[Start Collected material]

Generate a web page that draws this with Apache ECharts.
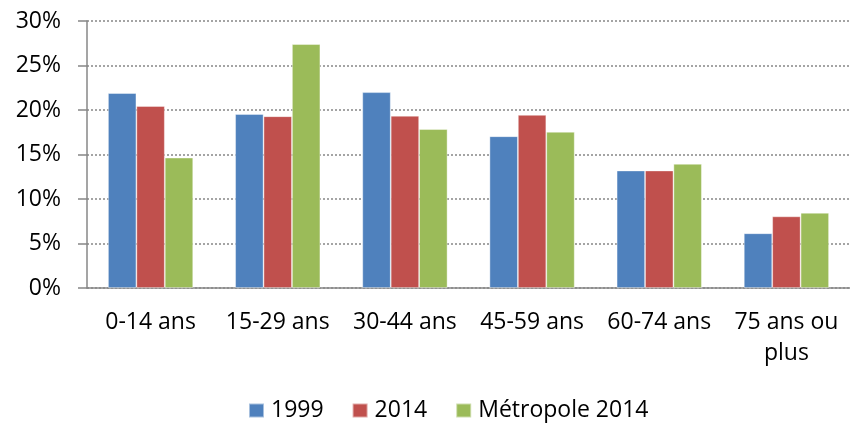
<!DOCTYPE html>
<html>
<head>
<meta charset="utf-8">
<script src="https://cdn.jsdelivr.net/npm/echarts@6/dist/echarts.min.js"></script>
<style>
  html, body { margin: 0; padding: 0; background: #fff; }
  #chart { width: 850px; height: 425px; }
</style>
</head>
<body>
<div id="chart"></div>
<script>
// tranches d'âge
const categories = ['0-14 ans', '15-29 ans', '30-44 ans', '45-59 ans', '60-74 ans', '75 ans ou plus'];

// parts en %
const values1999 = [21.9, 19.55, 22.0, 17.05, 13.2, 6.15];
const values2014 = [20.45, 19.3, 19.35, 19.45, 13.2, 8.05];
const valuesMetropole = [14.65, 27.4, 17.85, 17.55, 13.95, 8.45];

const yTicks = { min: 0, max: 30, interval: 5 };

const font = '"Open Sans", "Liberation Sans", sans-serif';
const axisGrey = '#878787';

const chart = echarts.init(document.getElementById('chart'));

chart.setOption({
    animation: false,
    backgroundColor: '#fff',
    textStyle: { fontFamily: font },
    grid: { left: 87, top: 21, right: -9, bottom: 137 },
    legend: {
        left: 248,
        top: 399,
        padding: 0,
        icon: 'rect',
        itemWidth: 15,
        itemHeight: 14,
        itemGap: 28,
        textStyle: { fontSize: 23, color: '#000', fontFamily: font, padding: [0, 0, 0, 2] },
        data: ['1999', '2014', 'Métropole 2014']
    },
    xAxis: {
        type: 'category',
        data: categories,
        axisLine: { lineStyle: { color: axisGrey, width: 1.5 } },
        axisTick: { length: 9, lineStyle: { color: axisGrey, width: 1.5 } },
        axisLabel: {
            interval: 0,
            margin: 19,
            fontSize: 23,
            lineHeight: 31,
            color: '#000',
            fontFamily: font,
            formatter: v => v.replace(' ou ', ' ou\n')
        }
    },
    yAxis: {
        type: 'value',
        min: yTicks.min,
        max: yTicks.max,
        interval: yTicks.interval,
        axisLine: { show: true, lineStyle: { color: axisGrey, width: 1.5 } },
        axisTick: { show: true, length: 9, lineStyle: { color: axisGrey, width: 1.5 } },
        axisLabel: { margin: 26, fontSize: 23, color: '#000', fontFamily: font, formatter: '{value}%' },
        splitLine: { lineStyle: { color: axisGrey, type: [2, 2], width: 1.5 } }
    },
    series: [
        { name: '1999', type: 'bar', data: values1999, barGap: '0%', barCategoryGap: '33%',
          itemStyle: { color: '#4F81BD', borderColor: 'rgba(255,255,255,0.5)', borderWidth: 0.8 } },
        { name: '2014', type: 'bar', data: values2014,
          itemStyle: { color: '#C0504D', borderColor: 'rgba(255,255,255,0.5)', borderWidth: 0.8 } },
        { name: 'Métropole 2014', type: 'bar', data: valuesMetropole,
          itemStyle: { color: '#9BBB59', borderColor: 'rgba(255,255,255,0.5)', borderWidth: 0.8 } }
    ]
});
</script>
</body>
</html>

[End Collected material]

→ **Stated exercise**
Write the listing out a second time exactly, dropping all images.

→ **Result of this exercise**
Generate a web page that draws this with Apache ECharts.
<!DOCTYPE html>
<html>
<head>
<meta charset="utf-8">
<script src="https://cdn.jsdelivr.net/npm/echarts@6/dist/echarts.min.js"></script>
<style>
  html, body { margin: 0; padding: 0; background: #fff; }
  #chart { width: 850px; height: 425px; }
</style>
</head>
<body>
<div id="chart"></div>
<script>
// tranches d'âge
const categories = ['0-14 ans', '15-29 ans', '30-44 ans', '45-59 ans', '60-74 ans', '75 ans ou plus'];

// parts en %
const values1999 = [21.9, 19.55, 22.0, 17.05, 13.2, 6.15];
const values2014 = [20.45, 19.3, 19.35, 19.45, 13.2, 8.05];
const valuesMetropole = [14.65, 27.4, 17.85, 17.55, 13.95, 8.45];

const yTicks = { min: 0, max: 30, interval: 5 };

const font = '"Open Sans", "Liberation Sans", sans-serif';
const axisGrey = '#878787';

const chart = echarts.init(document.getElementById('chart'));

chart.setOption({
    animation: false,
    backgroundColor: '#fff',
    textStyle: { fontFamily: font },
    grid: { left: 87, top: 21, right: -9, bottom: 137 },
    legend: {
        left: 248,
        top: 399,
        padding: 0,
        icon: 'rect',
        itemWidth: 15,
        itemHeight: 14,
        itemGap: 28,
        textStyle: { fontSize: 23, color: '#000', fontFamily: font, padding: [0, 0, 0, 2] },
        data: ['1999', '2014', 'Métropole 2014']
    },
    xAxis: {
        type: 'category',
        data: categories,
        axisLine: { lineStyle: { color: axisGrey, width: 1.5 } },
        axisTick: { length: 9, lineStyle: { color: axisGrey, width: 1.5 } },
        axisLabel: {
            interval: 0,
            margin: 19,
            fontSize: 23,
            lineHeight: 31,
            color: '#000',
            fontFamily: font,
            formatter: v => v.replace(' ou ', ' ou\n')
        }
    },
    yAxis: {
        type: 'value',
        min: yTicks.min,
        max: yTicks.max,
        interval: yTicks.interval,
        axisLine: { show: true, lineStyle: { color: axisGrey, width: 1.5 } },
        axisTick: { show: true, length: 9, lineStyle: { color: axisGrey, width: 1.5 } },
        axisLabel: { margin: 26, fontSize: 23, color: '#000', fontFamily: font, formatter: '{value}%' },
        splitLine: { lineStyle: { color: axisGrey, type: [2, 2], width: 1.5 } }
    },
    series: [
        { name: '1999', type: 'bar', data: values1999, barGap: '0%', barCategoryGap: '33%',
          itemStyle: { color: '#4F81BD', borderColor: 'rgba(255,255,255,0.5)', borderWidth: 0.8 } },
        { name: '2014', type: 'bar', data: values2014,
          itemStyle: { color: '#C0504D', borderColor: 'rgba(255,255,255,0.5)', borderWidth: 0.8 } },
        { name: 'Métropole 2014', type: 'bar', data: valuesMetropole,
          itemStyle: { color: '#9BBB59', borderColor: 'rgba(255,255,255,0.5)', borderWidth: 0.8 } }
    ]
});
</script>
</body>
</html>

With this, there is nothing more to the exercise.